The Institute for Supply Management, a trade group of purchasing managers, said Tuesday that its manufacturing index rose to 55.7 in August from 55.4 in July. That topped the index’s 12-month average of 52. A reading above 50 indicates growth.
A gauge of new orders rose nearly five points to 63.2, the highest level in more than two years. At the same time, production increased more slowly than in July, and factories added jobs at a weaker rate. Despite the drop, production reached its highest level in 2 1/2 years.
The overall improvement contrasts with other recent reports that had pointed to a slowdown in manufacturing. The ISM’s survey found broad-based growth, with 15 out of 18 industries reporting expansion and only one reporting contraction. That suggests that factory production could accelerate this year.
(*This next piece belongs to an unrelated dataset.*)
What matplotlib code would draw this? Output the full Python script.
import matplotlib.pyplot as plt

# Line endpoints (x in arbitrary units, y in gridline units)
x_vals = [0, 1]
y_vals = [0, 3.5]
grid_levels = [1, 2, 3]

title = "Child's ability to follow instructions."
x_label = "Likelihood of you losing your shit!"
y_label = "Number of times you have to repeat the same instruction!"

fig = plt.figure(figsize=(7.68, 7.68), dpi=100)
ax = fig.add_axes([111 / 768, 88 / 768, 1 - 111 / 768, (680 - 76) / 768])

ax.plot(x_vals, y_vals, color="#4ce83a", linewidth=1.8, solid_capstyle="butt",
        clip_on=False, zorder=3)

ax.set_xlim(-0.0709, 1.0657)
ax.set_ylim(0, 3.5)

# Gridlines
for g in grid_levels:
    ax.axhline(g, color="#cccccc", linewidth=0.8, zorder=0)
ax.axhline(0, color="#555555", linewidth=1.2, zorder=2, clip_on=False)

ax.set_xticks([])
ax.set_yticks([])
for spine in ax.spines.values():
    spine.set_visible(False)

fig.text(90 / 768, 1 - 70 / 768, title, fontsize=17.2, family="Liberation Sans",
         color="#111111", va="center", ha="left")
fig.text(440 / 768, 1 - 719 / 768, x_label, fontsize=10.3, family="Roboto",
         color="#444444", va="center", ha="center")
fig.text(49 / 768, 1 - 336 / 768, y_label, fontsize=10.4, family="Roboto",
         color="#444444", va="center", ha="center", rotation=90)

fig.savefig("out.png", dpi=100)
“The data unambiguously point to a pickup in … manufacturing output growth after a weak” second quarter, Jim O’Sullivan, an economist at High Frequency Economics, said in a note to clients.
The Federal Reserve will closely examine Tuesday’s report, which comes two weeks before Fed policymakers decide whether to slow their bond-buying program. Chairman Ben Bernanke has said the Fed will scale back its purchases this year if the economy continues to strengthen. The $85 billion in monthly bond purchases have been intended to keep interest rates low.
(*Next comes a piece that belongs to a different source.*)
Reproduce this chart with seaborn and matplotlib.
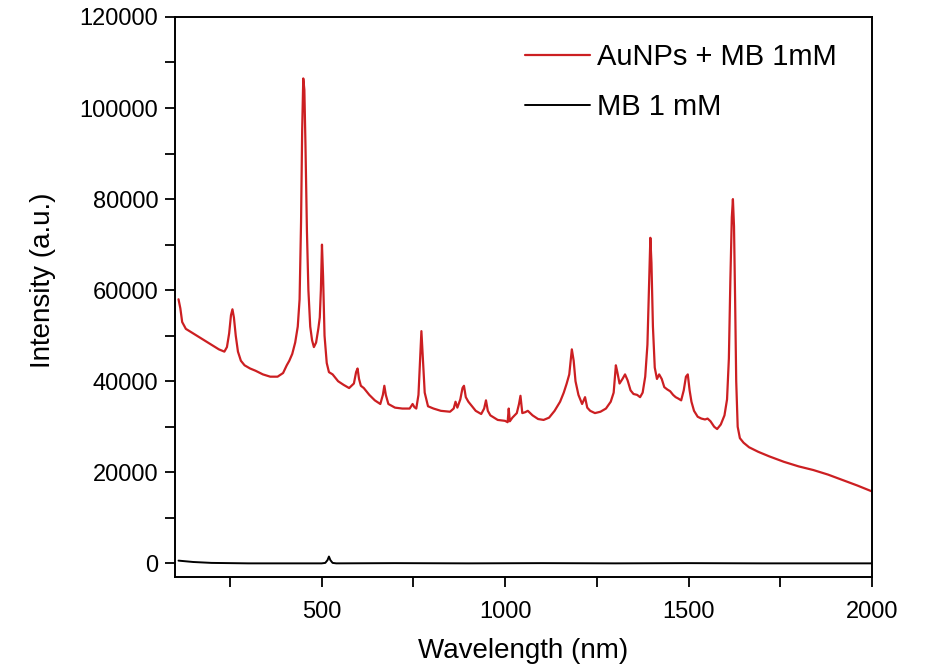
import matplotlib
matplotlib.use("Agg")
import matplotlib.pyplot as plt
from matplotlib.ticker import MultipleLocator
import pandas as pd
import seaborn as sns

# Raman-style spectrum (x in the axis units, y intensity)
red_x = [110, 115, 120, 130, 140, 150, 160, 180, 200, 220, 235, 242, 248, 253, 257, 261, 266, 272, 280, 290,
         305, 320, 340, 360, 380, 395, 405, 412, 420, 428, 435, 440, 444, 447, 450, 453, 456, 460, 464, 469,
         474, 479, 485, 491, 495, 498, 501, 504, 508, 514, 520, 530, 545, 560, 575, 588, 594, 598, 602, 607,
         615, 630, 645, 660, 667, 671, 675, 682, 700, 720, 740, 748, 753, 758, 764, 768, 772, 776, 781, 790,
         805, 825, 850, 860, 865, 870, 878, 884, 888, 893, 900, 920, 935, 943, 948, 953, 960, 980, 1000, 1007,
         1010, 1013, 1020, 1032, 1038, 1042, 1047, 1055, 1062, 1075, 1090, 1105, 1120, 1135, 1150, 1160, 1168, 1175, 1182, 1187,
         1192, 1200, 1210, 1218, 1224, 1232, 1245, 1260, 1275, 1288, 1296, 1302, 1306, 1312, 1320, 1327, 1334, 1342, 1350, 1360,
         1368, 1375, 1382, 1388, 1393, 1396, 1399, 1403, 1408, 1414, 1420, 1427, 1434, 1442, 1450, 1458, 1465, 1472, 1480, 1487,
         1493, 1498, 1503, 1508, 1515, 1525, 1535, 1545, 1552, 1560, 1570, 1578, 1588, 1598, 1605, 1610, 1614, 1618, 1621, 1624,
         1627, 1630, 1634, 1640, 1650, 1665, 1690, 1720, 1760, 1800, 1840, 1880, 1920, 1960, 2000]
red_y = [58000, 56000, 53000, 51500, 51000, 50500, 50000, 49000, 48000, 47000, 46500, 47500, 50500, 54500, 55800, 54000, 50000, 46500, 44500, 43500,
         42800, 42300, 41500, 41000, 41000, 41800, 43500, 44500, 46000, 48500, 52000, 58000, 75000, 95000, 106500, 104000, 92000, 73000, 60000, 52000,
         49000, 47500, 48500, 51500, 54000, 60000, 70000, 63000, 50000, 44000, 42000, 41500, 40000, 39200, 38500, 39500, 42000, 42800, 40500, 39000,
         38500, 37000, 35800, 35000, 37000, 39000, 37000, 35000, 34200, 34000, 34000, 35000, 34300, 34000, 37000, 44000, 51000, 45000, 37500, 34500,
         34000, 33500, 33300, 34000, 35500, 34200, 36000, 38500, 39000, 36500, 35500, 33500, 32800, 34000, 35800, 33500, 32500, 31500, 31300, 31000,
         34000, 31200, 32000, 33000, 35000, 36800, 33000, 33200, 33500, 32500, 31700, 31500, 32000, 33500, 35500, 37500, 39500, 41500, 47000, 44500,
         40000, 37000, 35000, 36500, 34200, 33500, 33000, 33300, 34000, 35500, 37500, 43500, 42000, 39500, 40500, 41500, 40200, 38000, 37200, 37000,
         36500, 37500, 41000, 48000, 63000, 71500, 66000, 52000, 43000, 40500, 41500, 40500, 38700, 38200, 37800, 37000, 36500, 36200, 35800, 38000,
         41000, 41500, 38000, 35500, 33500, 32200, 31800, 31600, 31800, 31200, 30000, 29500, 30500, 32500, 36000, 45000, 62000, 76000, 80000, 74000,
         58000, 40000, 30000, 27500, 26500, 25500, 24500, 23500, 22300, 21300, 20500, 19500, 18300, 17100, 15800]

black_x = [110, 150, 200, 300, 400, 500, 510, 516, 520, 524, 530, 540, 700, 900, 1100, 1300, 1500, 1700, 1900, 2000]
black_y = [600, 300, 100, 0, 0, 0, 100, 700, 1500, 700, 100, 0, 50, 0, 50, 0, 50, 0, 0, 0]

red_label = "AuNPs + MB 1mM"
black_label = "MB 1 mM"

red_df = pd.DataFrame({"x": red_x, "y": red_y})
black_df = pd.DataFrame({"x": black_x, "y": black_y})

sns.set_style("ticks")
plt.rcParams["font.family"] = ["Liberation Sans", "DejaVu Sans"]
plt.rcParams["text.color"] = "black"
plt.rcParams["axes.labelcolor"] = "black"

fig, ax = plt.subplots(figsize=(9.3, 6.68), dpi=100)
fig.subplots_adjust(left=0.188, right=0.9376, top=0.9746, bottom=0.1362)

sns.lineplot(data=red_df, x="x", y="y", ax=ax, color="#cc1f22", lw=1.6, label=red_label)
sns.lineplot(data=black_df, x="x", y="y", ax=ax, color="black", lw=1.4, label=black_label)

ax.set_xlim(100, 2000)
ax.set_ylim(-3000, 120000)
ax.xaxis.set_major_locator(MultipleLocator(500))
ax.xaxis.set_minor_locator(MultipleLocator(250))
ax.yaxis.set_major_locator(MultipleLocator(20000))
ax.yaxis.set_minor_locator(MultipleLocator(10000))
ax.tick_params(which="both", direction="out", length=7, width=1.3, labelsize=17,
               colors="black")
ax.tick_params(axis="x", pad=10)
ax.tick_params(axis="y", pad=5)
for s in ax.spines.values():
    s.set_linewidth(1.4)
    s.set_color("black")

ax.set_xlabel("Wavelength (nm)", fontsize=20, labelpad=11)
ax.set_ylabel("Intensity (a.u.)", fontsize=20)
ax.yaxis.set_label_coords(-0.17, 0.53)

leg = ax.legend(loc="upper right", frameon=False, fontsize=21, handlelength=2.2,
                handletextpad=0.25, bbox_to_anchor=(0.987, 1.0), labelspacing=0.75)

fig.savefig("out.png", dpi=100)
The jobs report for August, to be released Friday, is the most important remaining economic report the Fed will consider.
Orders from overseas also rose, a sign that improving economies in Europe and China may be boosting U.S. manufacturers. The 17 countries that use the euro grew in the April-June quarter, after six quarters of recession.
And a private survey of purchasing managers in China found that manufacturing in that country expanded for the first time after shrinking for three months. It added to other recent evidence that China’s economy is stabilizing after a slowdown.
Last month, a Fed report found that factory output dipped in July. But that slip reflected a slowdown in auto production, which many analysts expect to be only temporary.
Companies also cut back in July on orders for long-lasting U.S. factory goods, according to a government report last week. That drop was driven by a sharp fall in demand for commercial aircraft, a volatile category.
But businesses also sharply reduced their orders for capital goods, such as computers, electrical equipment and other items. That decline may signal that business investment, an important driver of the economy, could slow.
The economy grew at a modest 2.5 percent annual rate in the April-June quarter, the Commerce Department estimated last week. That was better than the government’s initial estimate of 1.7 percent.
But many economists now think the economy could slip a bit in the July-September quarter, to an annual growth rate of 2 percent or less.